In 1925, the British government asked Lord Weir, a Glaswegian industrialist, to solve the problem of Britain's inefficient and fragmented electricity supply industry. Weir consulted Merz, and the result was the Electricity (Supply) Act 1926, which recommended that a "national gridiron" supply system be created.[6] The 1926 Act created the Central Electricity Board, which set up the UK's first synchronised, nationwide AC grid, running at 132 kV, 50 Hz.

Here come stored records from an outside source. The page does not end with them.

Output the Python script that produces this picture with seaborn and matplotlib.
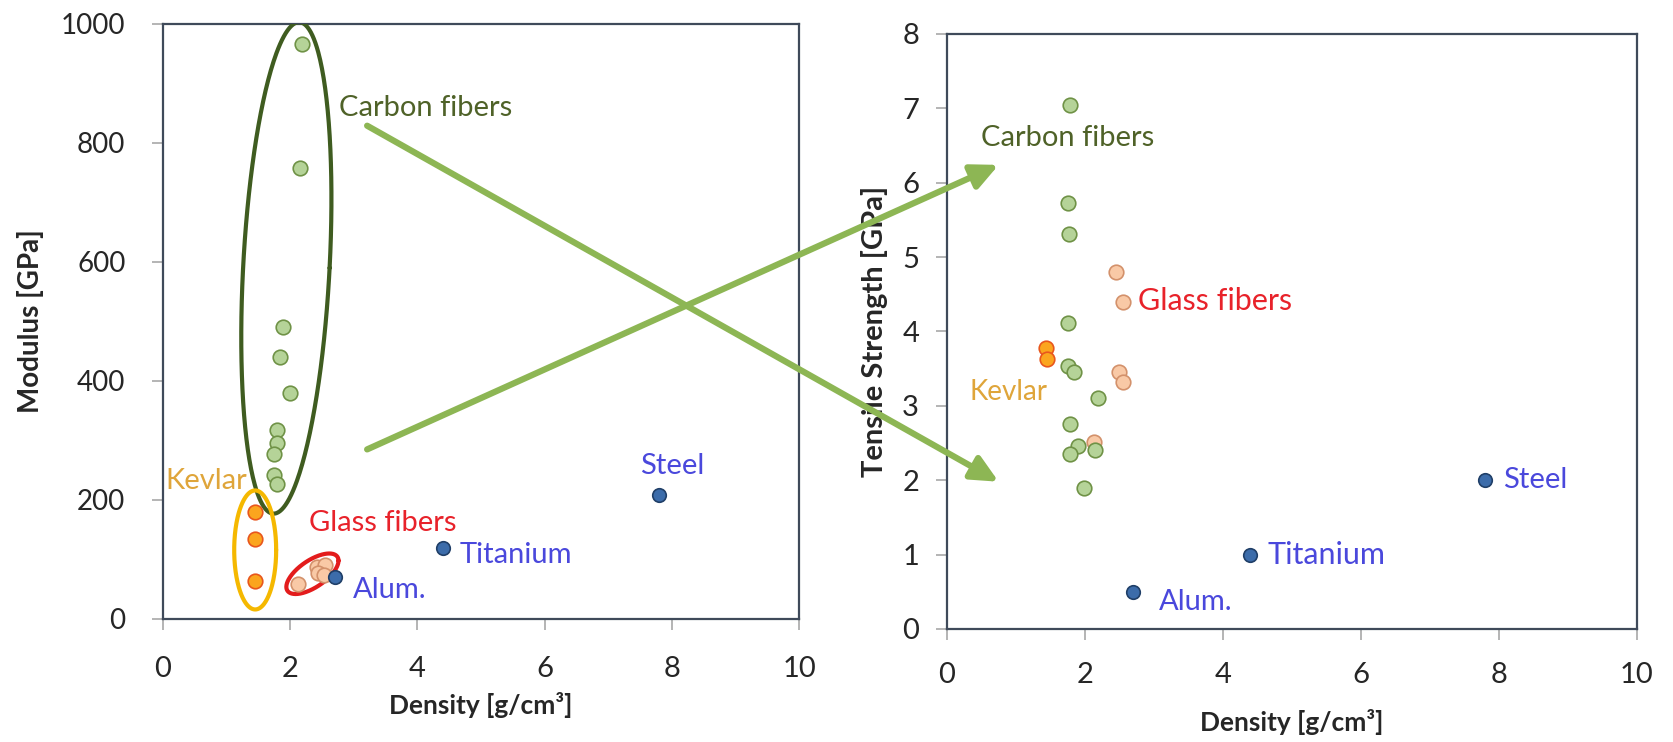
import numpy as np
import pandas as pd
import matplotlib
matplotlib.use("Agg")
import matplotlib.pyplot as plt
import seaborn as sns
from matplotlib.patches import ConnectionPatch

# Modulus vs density (left panel)
carbon_rho_mod = [2.18, 2.15, 1.89, 1.84, 1.99, 1.80, 1.80, 1.75, 1.75, 1.80]
carbon_mod = [966, 758, 491, 441, 380, 318, 296, 278, 242, 227]
kevlar_rho_mod = [1.45, 1.45, 1.45]
kevlar_mod = [180, 134, 64]
glass_rho_mod = [2.13, 2.42, 2.55, 2.44, 2.53]
glass_mod = [59, 88, 91, 77, 74]

# Tensile strength vs density (right panel)
carbon_rho_ts = [1.78, 1.75, 1.77, 1.76, 1.75, 1.84, 2.19, 1.79, 1.90, 1.79, 2.15, 1.99]
carbon_ts = [7.05, 5.73, 5.31, 4.12, 3.53, 3.45, 3.10, 2.75, 2.46, 2.35, 2.41, 1.90]
kevlar_rho_ts = [1.44, 1.45]
kevlar_ts = [3.78, 3.63]
glass_rho_ts = [2.45, 2.55, 2.49, 2.55, 2.13]
glass_ts = [4.80, 4.40, 3.45, 3.32, 2.51]

# metals (same in both)
metals = ["Steel", "Titanium", "Alum."]
metal_rho = [7.8, 4.4, 2.7]
metal_mod = [209, 120, 70]
metal_ts = [2.0, 1.0, 0.5]

x_ticks = [0, 2, 4, 6, 8, 10]
mod_ticks = [0, 200, 400, 600, 800, 1000]
ts_ticks = [0, 1, 2, 3, 4, 5, 6, 7, 8]

sns.set_style("ticks")
plt.rcParams['font.family'] = ['Lato', 'DejaVu Sans']

# colours
fill = {"Carbon": "#b5d398", "Kevlar": "#fba51e", "Glass": "#f9c9a6", "Metal": "#3c6caa"}
edge = {"Carbon": "#6f9246", "Kevlar": "#e8561c", "Glass": "#d3916b", "Metal": "#203f68"}
txt_green = "#4f6228"
txt_gold = "#dfa53a"
txt_red = "#e8222a"
txt_blue = "#4a48dc"
arrow_green = "#8db654"

mod = pd.DataFrame({
    "Density": carbon_rho_mod + kevlar_rho_mod + glass_rho_mod + metal_rho,
    "Value": carbon_mod + kevlar_mod + glass_mod + metal_mod,
    "Material": ["Carbon"] * len(carbon_mod) + ["Kevlar"] * len(kevlar_mod)
                + ["Glass"] * len(glass_mod) + ["Metal"] * len(metal_mod),
})
ts = pd.DataFrame({
    "Density": glass_rho_ts + carbon_rho_ts + kevlar_rho_ts + metal_rho,
    "Value": glass_ts + carbon_ts + kevlar_ts + metal_ts,
    "Material": ["Glass"] * len(glass_ts) + ["Carbon"] * len(carbon_ts)
                + ["Kevlar"] * len(kevlar_ts) + ["Metal"] * len(metal_ts),
})

fig = plt.figure(figsize=(16.73, 7.42), dpi=100)
ax1 = fig.add_axes([0.0974, 0.1658, 0.3802, 0.8019])
ax2 = fig.add_axes([0.5660, 0.1523, 0.4124, 0.8019])

for ax, df in [(ax1, mod), (ax2, ts)]:
    for g in df["Material"].unique():
        sub = df[df["Material"] == g]
        sns.scatterplot(data=sub, x="Density", y="Value", color=fill[g],
                        edgecolor=edge[g], linewidth=1.2,
                        s=110 if g != "Metal" else 95, ax=ax, zorder=4, legend=False)


def ring(ax, cx, cy, rx, ry, sx=0.0, sy=0.0, **kw):
    # outline of a (slightly tilted) ellipse in data units
    t = np.linspace(0, 2 * np.pi, 300)
    x = cx + rx * np.cos(t) + sx * np.sin(t)
    y = cy + ry * np.sin(t) + sy * np.cos(t)
    ax.plot(x, y, **kw)


ring(ax1, 1.94, 590, 0.68, 413, sx=0.2, color="#3f5c20", lw=3, zorder=3)
ring(ax1, 1.45, 116, 0.33, 100, color="#f5b800", lw=3, zorder=3)
ring(ax1, 2.35, 76, 0.41, 26, sy=22, color="#e31c1c", lw=3, zorder=3)

# labels, left
ax1.text(2.76, 858, "Carbon fibers", color=txt_green, fontsize=21, va="center")
ax1.text(0.04, 232, "Kevlar", color=txt_gold, fontsize=21, va="center")
ax1.text(2.30, 162, "Glass fibers", color=txt_red, fontsize=21, va="center")
ax1.text(7.50, 257, "Steel", color=txt_blue, fontsize=21, va="center")
ax1.text(4.67, 108, "Titanium", color=txt_blue, fontsize=21, va="center")
ax1.text(2.99, 48, "Alum.", color=txt_blue, fontsize=21, va="center")

# labels, right
ax2.text(0.49, 6.6, "Carbon fibers", color=txt_green, fontsize=21, va="center")
ax2.text(2.77, 4.41, "Glass fibers", color=txt_red, fontsize=22, va="center")
ax2.text(0.33, 3.19, "Kevlar", color=txt_gold, fontsize=20, va="center")
ax2.text(8.06, 2.0, "Steel", color=txt_blue, fontsize=21, va="center")
ax2.text(4.65, 0.99, "Titanium", color=txt_blue, fontsize=22, va="center")
ax2.text(3.07, 0.36, "Alum.", color=txt_blue, fontsize=21, va="center")

ax1.set_xlim(0, 10)
ax1.set_ylim(0, 1000)
ax1.set_xticks(x_ticks)
ax1.set_yticks(mod_ticks)
ax2.set_xlim(0, 10)
ax2.set_ylim(0, 8)
ax2.set_xticks(x_ticks)
ax2.set_yticks(ts_ticks)

for ax in (ax1, ax2):
    for sp in ax.spines.values():
        sp.set_visible(True)
        sp.set_color("#3f4a5a")
        sp.set_linewidth(1.6)
    ax.tick_params(direction="out", length=8, width=1.2, color="#a8a8a8",
                   labelcolor="#262626", labelsize=21, pad=12)

ax1.tick_params(axis="y", pad=19, labelsize=20)
ax1.tick_params(axis="x", pad=19)
ax2.tick_params(axis="x", pad=16)
ax1.set_xlabel("Density [g/cm³]", fontsize=19, fontweight="bold", labelpad=7)
ax2.set_xlabel("Density [g/cm³]", fontsize=19, fontweight="bold", labelpad=15)
ax1.set_ylabel("Modulus [GPa]", fontsize=20, fontweight="bold", labelpad=12)
ax2.set_ylabel("Tensile Strength [GPa]", fontsize=21, fontweight="bold", labelpad=10)

# the two crossing arrows
for a, b in [((3.21, 829), (0.75, 1.98)), ((3.21, 285), (0.75, 6.24))]:
    con = ConnectionPatch(xyA=a, coordsA=ax1.transData, xyB=b, coordsB=ax2.transData,
                          arrowstyle="-|>,head_length=0.8,head_width=0.38",
                          mutation_scale=20, color=arrow_green, lw=4.5, zorder=10)
    fig.add_artist(con)

fig.savefig("out.png", dpi=100)
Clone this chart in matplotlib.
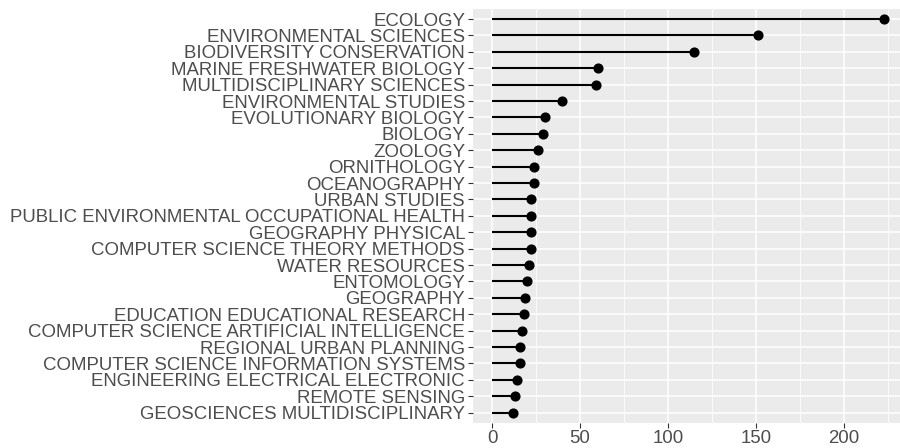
import matplotlib.pyplot as plt
from matplotlib.ticker import MultipleLocator

plt.rcParams['font.family'] = ['Liberation Sans', 'DejaVu Sans']

categories = [
    "ECOLOGY", "ENVIRONMENTAL SCIENCES", "BIODIVERSITY CONSERVATION",
    "MARINE FRESHWATER BIOLOGY", "MULTIDISCIPLINARY SCIENCES",
    "ENVIRONMENTAL STUDIES", "EVOLUTIONARY BIOLOGY", "BIOLOGY", "ZOOLOGY",
    "ORNITHOLOGY", "OCEANOGRAPHY", "URBAN STUDIES",
    "PUBLIC ENVIRONMENTAL OCCUPATIONAL HEALTH", "GEOGRAPHY PHYSICAL",
    "COMPUTER SCIENCE THEORY METHODS", "WATER RESOURCES", "ENTOMOLOGY",
    "GEOGRAPHY", "EDUCATION EDUCATIONAL RESEARCH",
    "COMPUTER SCIENCE ARTIFICIAL INTELLIGENCE", "REGIONAL URBAN PLANNING",
    "COMPUTER SCIENCE INFORMATION SYSTEMS",
    "ENGINEERING ELECTRICAL ELECTRONIC", "REMOTE SENSING",
    "GEOSCIENCES MULTIDISCIPLINARY",
]
counts = [223, 151, 115, 60, 59, 40, 30, 29, 26, 24, 24, 22, 22, 22, 22,
          21, 20, 19, 18, 17, 16, 16, 14, 13, 12]

fig = plt.figure(figsize=(9, 4.48), dpi=100)
ax = fig.add_axes([472.7 / 900, 1 - 422.5 / 448, 427.3 / 900, 413.3 / 448])
ax.set_facecolor('#EBEBEB')

n = len(categories)
ypos = list(range(n - 1, -1, -1))

ax.hlines(ypos, 0, counts, color='black', linewidth=1.5, zorder=3)
ax.plot(counts, ypos, 'o', color='black', markersize=6.3, zorder=4)

ax.set_xlim(-11, 232)
ax.set_ylim(-0.6, n - 1 + 0.6)
ax.xaxis.set_major_locator(MultipleLocator(50))
ax.xaxis.set_minor_locator(MultipleLocator(25))
ax.set_yticks(ypos)
ax.set_yticklabels(categories)

ax.grid(which='major', color='white', linewidth=1.1)
ax.grid(which='minor', axis='x', color='white', linewidth=0.55)
ax.set_axisbelow(True)
for s in ax.spines.values():
    s.set_visible(False)

ax.tick_params(axis='both', which='major', length=3.5, width=0.8,
               color='#333333', labelcolor='#4D4D4D', labelsize=13.4, pad=2)
ax.tick_params(axis='x', which='minor', length=0)

fig.savefig('out.png', dpi=100)
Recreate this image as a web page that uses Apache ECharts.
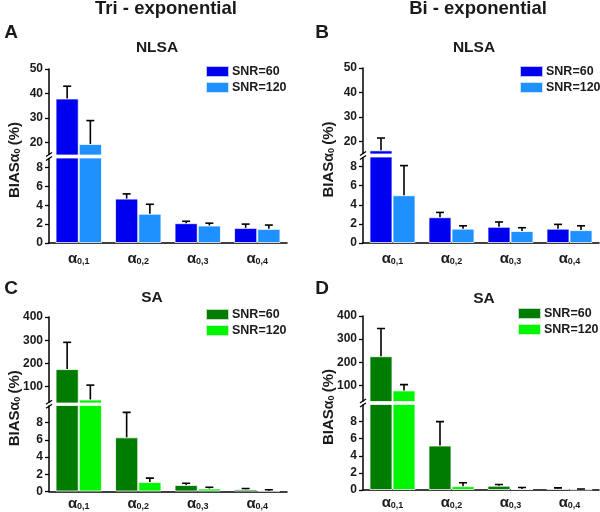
<!DOCTYPE html>
<html><head><meta charset="utf-8">
<script src="https://cdn.jsdelivr.net/npm/echarts@6/dist/echarts.min.js"></script>
<style>html,body{margin:0;padding:0;background:#fff}#c{width:600px;height:512px}</style>
</head><body><div id="c"></div><script>
// ---------- data ----------
const categories = ['α0,1', 'α0,2', 'α0,3', 'α0,4'];
const snrNames = ['SNR=60', 'SNR=120'];
const columnTitles = ['Tri - exponential', 'Bi - exponential'];
const panelLetters = ['A', 'B', 'C', 'D'];
const methodTitles = ['NLSA', 'NLSA', 'SA', 'SA'];

const triNlsaSnr60 = [38, 4.7, 2.1, 1.6];
const triNlsaSnr60Err = [5, 0.5, 0.2, 0.4];
const triNlsaSnr120 = [19.5, 3.1, 1.85, 1.5];
const triNlsaSnr120Err = [9.5, 1.0, 0.25, 0.4];

const biNlsaSnr60 = [16.5, 2.7, 1.7, 1.5];
const biNlsaSnr60Err = [5, 0.5, 0.5, 0.45];
const biNlsaSnr120 = [5.0, 1.5, 1.25, 1.35];
const biNlsaSnr120Err = [3.1, 0.3, 0.35, 0.45];

const triSaSnr60 = [176, 6.3, 0.76, 0.25];
const triSaSnr60Err = [115, 2.9, 0.2, 0.1];
const triSaSnr120 = [45, 1.1, 0.35, 0.1];
const triSaSnr120Err = [62, 0.45, 0.15, 0.1];

const biSaSnr60 = [226, 5.2, 0.5, 0.18];
const biSaSnr60Err = [120, 2.8, 0.15, 0.07];
const biSaSnr120 = [78, 0.45, 0.12, 0.07];
const biSaSnr120Err = [25, 0.4, 0.18, 0.05];

const nlsaUpperTicks = [20, 30, 40, 50];
const saUpperTicks = [100, 200, 300, 400];
const lowerTicks = [0, 2, 4, 6, 8];
const nlsaUpperRange = [15, 50];
const nlsaLowerRange = [0, 9];
const saUpperRange = [30, 400];
const saLowerRange = [0, 10];

// ---------- styling / layout ----------
const FONT = '"Liberation Sans", Arial, sans-serif';
const TXT = '#1a1a1a';
const blueColors = ['#0000F0', '#1E90FF'];
const greenColors = ['#007D00', '#00F500'];
const CAT_GAP = 0.22;

const panels = [
  { vals: [triNlsaSnr60, triNlsaSnr120], errs: [triNlsaSnr60Err, triNlsaSnr120Err], up: nlsaUpperRange, low: nlsaLowerRange, upTicks: nlsaUpperTicks, colors: blueColors,
    left: 49, width: 238, upTop: 69, upH: 86, lowTop: 158, lowH: 85, legend: [205, 65], labelMargin: 8 },
  { vals: [biNlsaSnr60, biNlsaSnr120], errs: [biNlsaSnr60Err, biNlsaSnr120Err], up: nlsaUpperRange, low: nlsaLowerRange, upTicks: nlsaUpperTicks, colors: blueColors,
    left: 363, width: 236, upTop: 68, upH: 86, lowTop: 157, lowH: 86, legend: [519, 65], labelMargin: 8 },
  { vals: [triSaSnr60, triSaSnr120], errs: [triSaSnr60Err, triSaSnr120Err], up: saUpperRange, low: saLowerRange, upTicks: saUpperTicks, colors: greenColors,
    left: 49, width: 238, upTop: 317, upH: 86, lowTop: 405.5, lowH: 86, legend: [205, 308], labelMargin: 5 },
  { vals: [biSaSnr60, biSaSnr120], errs: [biSaSnr60Err, biSaSnr120Err], up: saUpperRange, low: saLowerRange, upTicks: saUpperTicks, colors: greenColors,
    left: 363, width: 236, upTop: 316, upH: 85.5, lowTop: 404.5, lowH: 85.5, legend: [517, 307], labelMargin: 5 }
];

function errRender(side) {
  return function (params, api) {
    const ci = api.value(0), lo = api.value(1), hi = api.value(2);
    const band = api.size([1, 0])[0];
    const bw = band * (1 - CAT_GAP) / 2;
    const pLo = api.coord([ci, lo]);
    const pHi = api.coord([ci, hi]);
    const x = pLo[0] + (side === 0 ? -0.5 : 0.5) * bw;
    const cap = 4;
    const st = { stroke: '#000', lineWidth: 1.6 };
    return { type: 'group', children: [
      { type: 'line', shape: { x1: x, y1: pLo[1], x2: x, y2: pHi[1] }, style: st },
      { type: 'line', shape: { x1: x - cap, y1: pHi[1], x2: x + cap, y2: pHi[1] }, style: st }
    ]};
  };
}

const grid = [], xAxis = [], yAxis = [], series = [], legend = [];
const axisLineStyle = { color: '#000', width: 1.5 };
const yLabel = { color: TXT, fontSize: 12, fontWeight: 'bold', fontFamily: FONT, margin: 6 };

panels.forEach((p, pi) => {
  grid.push({ left: p.left, width: p.width, top: p.upTop, height: p.upH });
  grid.push({ left: p.left, width: p.width, top: p.lowTop, height: p.lowH });
  xAxis.push({ type: 'category', gridIndex: 2 * pi, data: categories, show: false });
  xAxis.push({ type: 'category', gridIndex: 2 * pi + 1, data: categories,
    axisLine: { lineStyle: axisLineStyle },
    axisTick: { length: 4, lineStyle: { color: '#000', width: 1.3 } },
    axisLabel: { margin: p.labelMargin, interval: 0,
      formatter: v => '{a|' + v.charAt(0) + '}{s|' + v.slice(1) + '}',
      rich: {
        a: { fontSize: 15, fontWeight: 'bold', fontFamily: FONT, color: TXT },
        s: { fontSize: 9, fontWeight: 'bold', fontFamily: FONT, color: TXT, padding: [6, 0, 0, 0] }
      } } });
  yAxis.push({ type: 'value', gridIndex: 2 * pi, min: p.up[0], max: p.up[1],
    splitLine: { show: false },
    axisLine: { show: true, lineStyle: axisLineStyle },
    axisTick: { show: true, length: 4, lineStyle: { color: '#000', width: 1.3 }, customValues: p.upTicks },
    axisLabel: Object.assign({ customValues: p.upTicks }, yLabel) });
  yAxis.push({ type: 'value', gridIndex: 2 * pi + 1, min: p.low[0], max: p.low[1],
    splitLine: { show: false },
    axisLine: { show: true, lineStyle: axisLineStyle },
    axisTick: { show: true, length: 4, lineStyle: { color: '#000', width: 1.3 }, customValues: lowerTicks },
    axisLabel: Object.assign({ customValues: lowerTicks }, yLabel) });

  const names = snrNames.map(n => panelLetters[pi] + '|' + n);
  p.vals.forEach((vals, si) => {
    const errs = p.errs[si];
    const itemStyle = { color: p.colors[si], borderColor: 'rgba(255,255,255,0.75)', borderWidth: 1 };
    series.push({ type: 'bar', name: names[si], xAxisIndex: 2 * pi, yAxisIndex: 2 * pi,
      data: vals.map(v => v > p.up[0] ? v : '-'), barGap: '0%', barCategoryGap: (CAT_GAP * 100) + '%',
      itemStyle, clip: true, z: 2 });
    series.push({ type: 'bar', name: names[si], xAxisIndex: 2 * pi + 1, yAxisIndex: 2 * pi + 1,
      data: vals.slice(), barGap: '0%', barCategoryGap: (CAT_GAP * 100) + '%',
      itemStyle, clip: true, z: 2 });
    const errData = vals.map((v, i) => [i, v, v + errs[i]]);
    series.push({ type: 'custom', xAxisIndex: 2 * pi, yAxisIndex: 2 * pi, clip: true, z: 3,
      renderItem: errRender(si), encode: { x: 0, y: [1, 2] },
      data: errData.filter(d => d[2] > p.up[0]) });
    series.push({ type: 'custom', xAxisIndex: 2 * pi + 1, yAxisIndex: 2 * pi + 1, clip: true, z: 3,
      renderItem: errRender(si), encode: { x: 0, y: [1, 2] },
      data: errData.filter(d => d[1] < p.low[1]) });
  });
  legend.push({ data: names, orient: 'vertical', left: p.legend[0], top: p.legend[1],
    itemWidth: 23, itemHeight: 11, itemGap: 3, icon: 'rect', padding: 0,
    formatter: n => n.split('|')[1],
    textStyle: { fontSize: 12.5, fontWeight: 'bold', fontFamily: FONT, color: TXT, lineHeight: 12, padding: [0, 0, 0, -2] } });
});
panels.forEach((p, pi) => {
  xAxis.push({ type: 'category', gridIndex: 2 * pi + 1, data: categories, position: 'bottom',
    axisLine: { show: false }, axisLabel: { show: false },
    axisTick: { alignWithLabel: true, length: 4, lineStyle: { color: '#000', width: 1.3 } } });
});

const chart = echarts.init(document.getElementById('c'), null, { renderer: 'canvas' });
chart.setOption({ animation: false, backgroundColor: '#fff', grid, xAxis, yAxis, series, legend });

// ---------- decorations positioned from the laid-out grids ----------
const graphic = [];
function txt(text, x, y, size, extra) {
  return Object.assign({ type: 'text', x, y, style: { text, fill: TXT, font: 'bold ' + size + 'px ' + FONT, align: 'center', verticalAlign: 'middle' } }, extra || {});
}
graphic.push(txt(columnTitles[0], 166, 9, 18.5));
graphic.push(txt(columnTitles[1], 478, 9, 18.5));
const letterPos = [[11, 33], [322, 33], [11, 289], [322, 289]];
const methodPos = [[157, 48], [474, 48], [152, 298], [484, 299]];
panels.forEach((p, pi) => {
  graphic.push(txt(panelLetters[pi], letterPos[pi][0], letterPos[pi][1], 19));
  graphic.push(txt(methodTitles[pi], methodPos[pi][0], methodPos[pi][1], 15.5));
  const up = chart.getModel().getComponent('grid', 2 * pi).coordinateSystem.getRect();
  const lo = chart.getModel().getComponent('grid', 2 * pi + 1).coordinateSystem.getRect();
  const ax = up.x;
  const gy = (up.y + up.height + lo.y) / 2;
  graphic.push({ type: 'rect', shape: { x: ax - 1.5, y: up.y + up.height, width: 3, height: lo.y - up.y - up.height }, style: { fill: '#fff' }, z: 100 });
  [-2, 2].forEach(d => {
    graphic.push({ type: 'line', shape: { x1: ax - 3, y1: gy + d + 2, x2: ax + 3, y2: gy + d - 2 }, style: { stroke: '#000', lineWidth: 1.3 }, z: 101 });
  });
  const cy = (up.y + lo.y + lo.height) / 2 + 4;
  graphic.push({ type: 'text', x: ax - 34, y: cy, rotation: Math.PI / 2, z: 100,
    style: { text: '{b|BIAS}{a|α}{s|0} {b|(%)}', align: 'center', verticalAlign: 'middle',
      rich: {
        b: { fontSize: 15, fontWeight: 'bold', fontFamily: FONT, fill: TXT },
        a: { fontSize: 14, fontWeight: 'bold', fontFamily: FONT, fill: TXT },
        s: { fontSize: 9, fontWeight: 'bold', fontFamily: FONT, fill: TXT, padding: [6, 0, 0, 0] }
      } } });
});
chart.setOption({ graphic });
</script></body></html>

National Grid helicopter inspecting overhead cables in Greater Manchester

The grid was created with 6,400 kilometres (4,000 mi) of cables – mostly overhead – linking the 122 most efficient power stations. The first "grid tower" was erected near Edinburgh on 14 July 1928,[7] and work was completed in September 1933, ahead of schedule and on budget.[8][9] It began operating in 1933 as a series of regional grids with auxiliary interconnections for emergency use. Following the unauthorised but successful short term parallelling of all regional grids by the night-time engineers on 29 October 1937,[10] by 1938 the grid was operating as a national system. The growth by then in the number of electricity users was the fastest in the world, rising from three quarters of a million in 1920 to nine million in 1938.[9] The grid proved its worth during the Blitz, when South Wales provided power to replace lost output from Battersea and Fulham power stations.[9] The grid was nationalised by the Electricity Act 1947, which also created the British Electricity Authority. In 1949, the British Electricity Authority decided to upgrade the grid by adding 275 kV links.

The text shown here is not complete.